** WHAT TO WORK ON **
Transcribe all of the material below word for word and leave out its pictures.

** COLLECTED MATERIAL **

"""

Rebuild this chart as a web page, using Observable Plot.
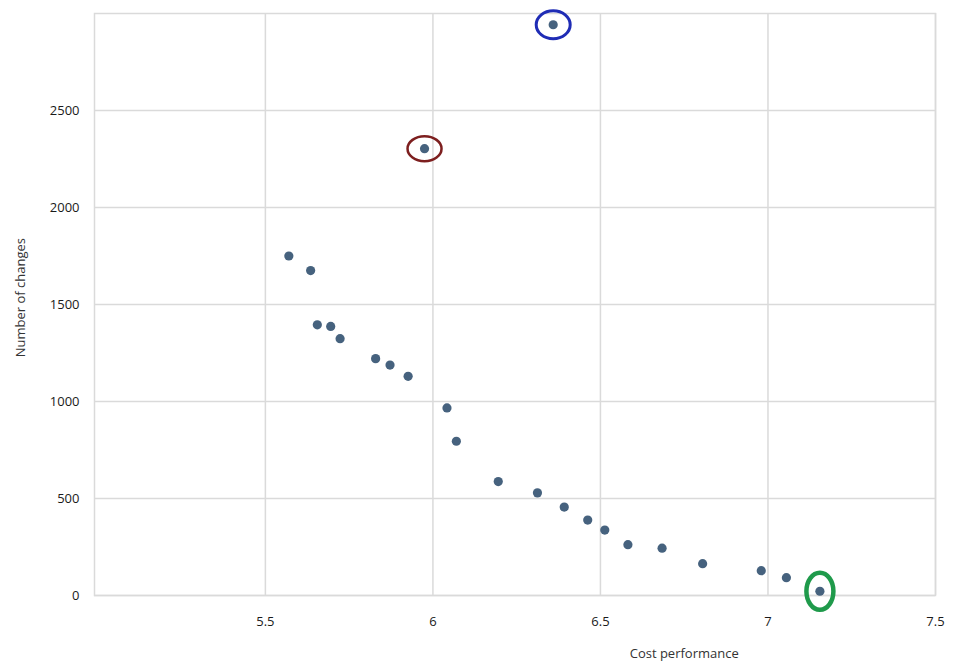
<!DOCTYPE html>
<html>
<head>
<meta charset="utf-8">
<script src="https://cdn.jsdelivr.net/npm/d3@7"></script>
<script src="https://cdn.jsdelivr.net/npm/@observablehq/plot@0.6"></script>
<style>
  html, body { margin: 0; padding: 0; background: #fff; }
  #chart svg { display: block; }
</style>
</head>
<body>
<div id="chart"></div>
<script>
// ---- data ----
const costPerformance = [5.570, 5.635, 5.655, 5.695, 5.723, 5.829, 5.872, 5.926, 5.975, 6.042, 6.070, 6.195, 6.312, 6.359, 6.392, 6.462, 6.513, 6.582, 6.684, 6.805, 6.980, 7.055, 7.155];
const numberOfChanges = [1750, 1675, 1395, 1387, 1324, 1221, 1188, 1130, 2303, 967, 795, 587, 529, 2942, 456, 389, 337, 262, 244, 164, 128, 92, 22];
// highlighted points (index into the series) and their ring colours
const highlightIndex = [8, 13, 22];
const highlightColor = ["#7d1f1f", "#1f2cb5", "#1f9a4b"];
const xTicks = [5.5, 6, 6.5, 7, 7.5];
const yTicks = [0, 500, 1000, 1500, 2000, 2500];
const xLabel = "Cost performance";
const yLabel = "Number of changes";

const data = costPerformance.map((x, i) => ({x, y: numberOfChanges[i]}));

function ellipseSymbol(rx, ry) {
  const k = 0.5522847;
  return {
    draw(ctx) {
      ctx.moveTo(rx, 0);
      ctx.bezierCurveTo(rx, k * ry, k * rx, ry, 0, ry);
      ctx.bezierCurveTo(-k * rx, ry, -rx, k * ry, -rx, 0);
      ctx.bezierCurveTo(-rx, -k * ry, -k * rx, -ry, 0, -ry);
      ctx.bezierCurveTo(k * rx, -ry, rx, -k * ry, rx, 0);
      ctx.closePath();
    }
  };
}
const ringShapes = [ellipseSymbol(17, 12.5), ellipseSymbol(17, 14), ellipseSymbol(13.5, 18.5)];
const ringWidths = [2.5, 3, 4.5];

const rings = highlightIndex.map((idx, k) =>
  Plot.dot([data[idx]], {
    x: "x", y: "y",
    symbol: ringShapes[k],
    stroke: highlightColor[k],
    strokeWidth: ringWidths[k],
    fill: "none"
  })
);

const fmt = d => String(d);

const chart = Plot.plot({
  width: 953,
  height: 664,
  marginLeft: 94,
  marginRight: 18,
  marginTop: 13,
  marginBottom: 69,
  style: {fontFamily: "'Open Sans', 'Liberation Sans', sans-serif", fontSize: "12px", color: "#333", background: "#fff"},
  x: {domain: [4.99, 7.5], label: null},
  y: {domain: [0, 3000], label: null},
  marks: [
    Plot.gridX(xTicks, {stroke: "#dadada", strokeOpacity: 1, strokeWidth: 1.5}),
    Plot.gridY(yTicks, {stroke: "#dadada", strokeOpacity: 1, strokeWidth: 1.5}),
    Plot.frame({stroke: "#dadada", strokeWidth: 1.5}),
    Plot.axisX(xTicks, {tickSize: 0, tickPadding: 21, tickFormat: fmt, fontSize: 13, fill: "#1a1a1a", label: null}),
    Plot.axisY(yTicks, {tickSize: 0, tickPadding: 15, tickFormat: fmt, fontSize: 13, fill: "#1a1a1a", label: null}),
    Plot.dot(data, {x: "x", y: "y", r: 4.6, fill: "#46627e", stroke: "none"}),
    ...rings,
    Plot.text([xLabel], {x: 6.75, frameAnchor: "bottom", dy: 58, lineAnchor: "middle", text: d => d, fontSize: 13, fill: "#333"}),
    Plot.text([yLabel], {y: 1228, frameAnchor: "left", dx: -74, rotate: -90, text: d => d, fontSize: 13, fill: "#333"})
  ]
});
document.getElementById("chart").appendChild(chart);
</script>
</body>
</html>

"""

** TASK RESPONSE **
Rebuild this chart as a web page, using Observable Plot.
<!DOCTYPE html>
<html>
<head>
<meta charset="utf-8">
<script src="https://cdn.jsdelivr.net/npm/d3@7"></script>
<script src="https://cdn.jsdelivr.net/npm/@observablehq/plot@0.6"></script>
<style>
  html, body { margin: 0; padding: 0; background: #fff; }
  #chart svg { display: block; }
</style>
</head>
<body>
<div id="chart"></div>
<script>
// ---- data ----
const costPerformance = [5.570, 5.635, 5.655, 5.695, 5.723, 5.829, 5.872, 5.926, 5.975, 6.042, 6.070, 6.195, 6.312, 6.359, 6.392, 6.462, 6.513, 6.582, 6.684, 6.805, 6.980, 7.055, 7.155];
const numberOfChanges = [1750, 1675, 1395, 1387, 1324, 1221, 1188, 1130, 2303, 967, 795, 587, 529, 2942, 456, 389, 337, 262, 244, 164, 128, 92, 22];
// highlighted points (index into the series) and their ring colours
const highlightIndex = [8, 13, 22];
const highlightColor = ["#7d1f1f", "#1f2cb5", "#1f9a4b"];
const xTicks = [5.5, 6, 6.5, 7, 7.5];
const yTicks = [0, 500, 1000, 1500, 2000, 2500];
const xLabel = "Cost performance";
const yLabel = "Number of changes";

const data = costPerformance.map((x, i) => ({x, y: numberOfChanges[i]}));

function ellipseSymbol(rx, ry) {
  const k = 0.5522847;
  return {
    draw(ctx) {
      ctx.moveTo(rx, 0);
      ctx.bezierCurveTo(rx, k * ry, k * rx, ry, 0, ry);
      ctx.bezierCurveTo(-k * rx, ry, -rx, k * ry, -rx, 0);
      ctx.bezierCurveTo(-rx, -k * ry, -k * rx, -ry, 0, -ry);
      ctx.bezierCurveTo(k * rx, -ry, rx, -k * ry, rx, 0);
      ctx.closePath();
    }
  };
}
const ringShapes = [ellipseSymbol(17, 12.5), ellipseSymbol(17, 14), ellipseSymbol(13.5, 18.5)];
const ringWidths = [2.5, 3, 4.5];

const rings = highlightIndex.map((idx, k) =>
  Plot.dot([data[idx]], {
    x: "x", y: "y",
    symbol: ringShapes[k],
    stroke: highlightColor[k],
    strokeWidth: ringWidths[k],
    fill: "none"
  })
);

const fmt = d => String(d);

const chart = Plot.plot({
  width: 953,
  height: 664,
  marginLeft: 94,
  marginRight: 18,
  marginTop: 13,
  marginBottom: 69,
  style: {fontFamily: "'Open Sans', 'Liberation Sans', sans-serif", fontSize: "12px", color: "#333", background: "#fff"},
  x: {domain: [4.99, 7.5], label: null},
  y: {domain: [0, 3000], label: null},
  marks: [
    Plot.gridX(xTicks, {stroke: "#dadada", strokeOpacity: 1, strokeWidth: 1.5}),
    Plot.gridY(yTicks, {stroke: "#dadada", strokeOpacity: 1, strokeWidth: 1.5}),
    Plot.frame({stroke: "#dadada", strokeWidth: 1.5}),
    Plot.axisX(xTicks, {tickSize: 0, tickPadding: 21, tickFormat: fmt, fontSize: 13, fill: "#1a1a1a", label: null}),
    Plot.axisY(yTicks, {tickSize: 0, tickPadding: 15, tickFormat: fmt, fontSize: 13, fill: "#1a1a1a", label: null}),
    Plot.dot(data, {x: "x", y: "y", r: 4.6, fill: "#46627e", stroke: "none"}),
    ...rings,
    Plot.text([xLabel], {x: 6.75, frameAnchor: "bottom", dy: 58, lineAnchor: "middle", text: d => d, fontSize: 13, fill: "#333"}),
    Plot.text([yLabel], {y: 1228, frameAnchor: "left", dx: -74, rotate: -90, text: d => d, fontSize: 13, fill: "#333"})
  ]
});
document.getElementById("chart").appendChild(chart);
</script>
</body>
</html>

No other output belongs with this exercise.